I like to share my goals with others, both for my own motivation and for others if they need ideas for their own goals. I don’t always reach all my yearly goals, but I think it is better to set too ambitious of goals than ones that you know you will reach.
I set goals in several different categories, and they are different from usual new year’s resolutions. The main requirement for my goals is that they have to be measurable in some way, so that I can track my progress and have a specific set of steps that need to be taken to reach them. Also, if I decide I want to change my goals or that one of them isn’t worth pursuing anymore, that’s ok. They are my goals after all.
Here is what I am working on this year:
Finish my novel (first draft)
Make a plan for a new business venture and launch it
Go on a trip with a friend
Learning & Lifestyle:
Read 26 books
Become N5 proficient in Japanese (N5 is the lowest level of proficiency)
Lose 20lbs of fat and maintain throughout the year
Gain at least 10lbs of muscle
I have more goals than these, but I am mostly sharing them to give you an idea of what I am aiming for, and to help you in selecting goals or categories if you want to do something similar.
But setting goals by themselves doesn’t accomplish anything. There are two more steps to make this an effective process: 1) Make them measurable 2) Review your progress throughout the year.
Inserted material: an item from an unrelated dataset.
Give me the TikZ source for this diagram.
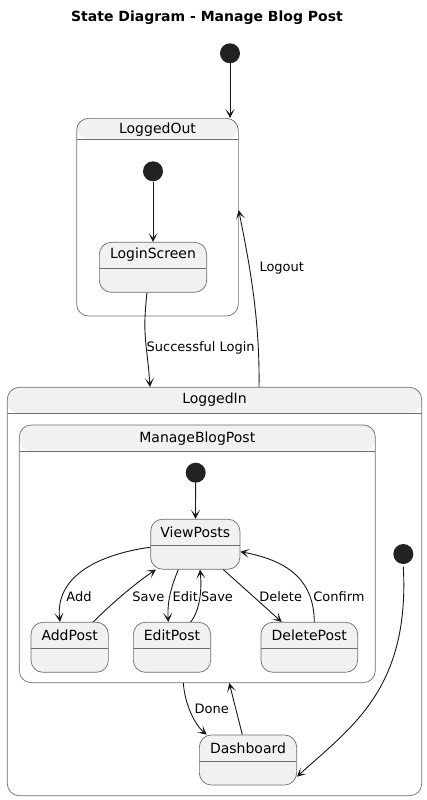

I only set goals that I can measure in some way. To finish my novel, I need to write 1,000 words every day and write 50,000 words total. My health goals are very numbers oriented as that gives me a way I can track my progress every day. For goals that are not able to be focused on numbers, it is important to plan milestones and deadlines. For creating a new business, I need to decide on an idea, test its viability, and promote the business to bring in customers. All of my goals have deadlines, though if I don’t meet those deadlines, it doesn’t mean I will just give up. I think finding a balance between aggressive and realistic is the best way to set a deadline.
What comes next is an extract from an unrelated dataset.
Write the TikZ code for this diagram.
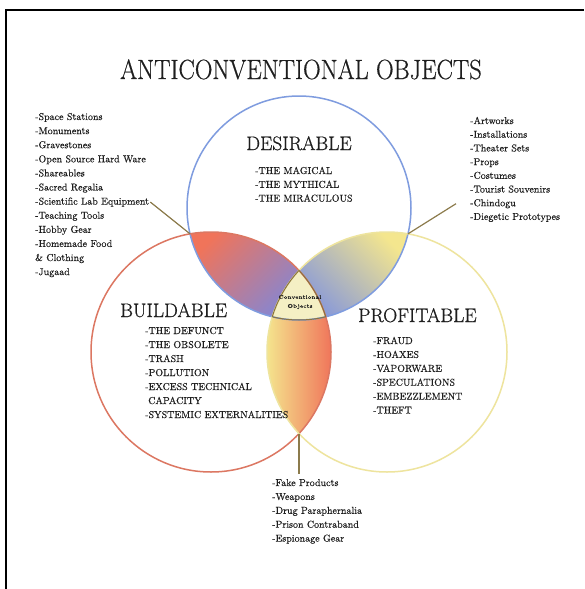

I also recommend at least looking over your goals list once a month. This will keep you on track, and also just remind you of any you may have been putting off. You can do a more detailed review of your progress a few times a year. Then, at the end of the year, look over everything you have accomplished in the year, and what you could have done better on. Props to Chris Guillebeau for outlining this whole process.
Several of my goals are things that anyone can do, even if you never thought you could before. I hope you have not already given up on your New Year’s Resolutions, and consider transforming them into more substantial goals.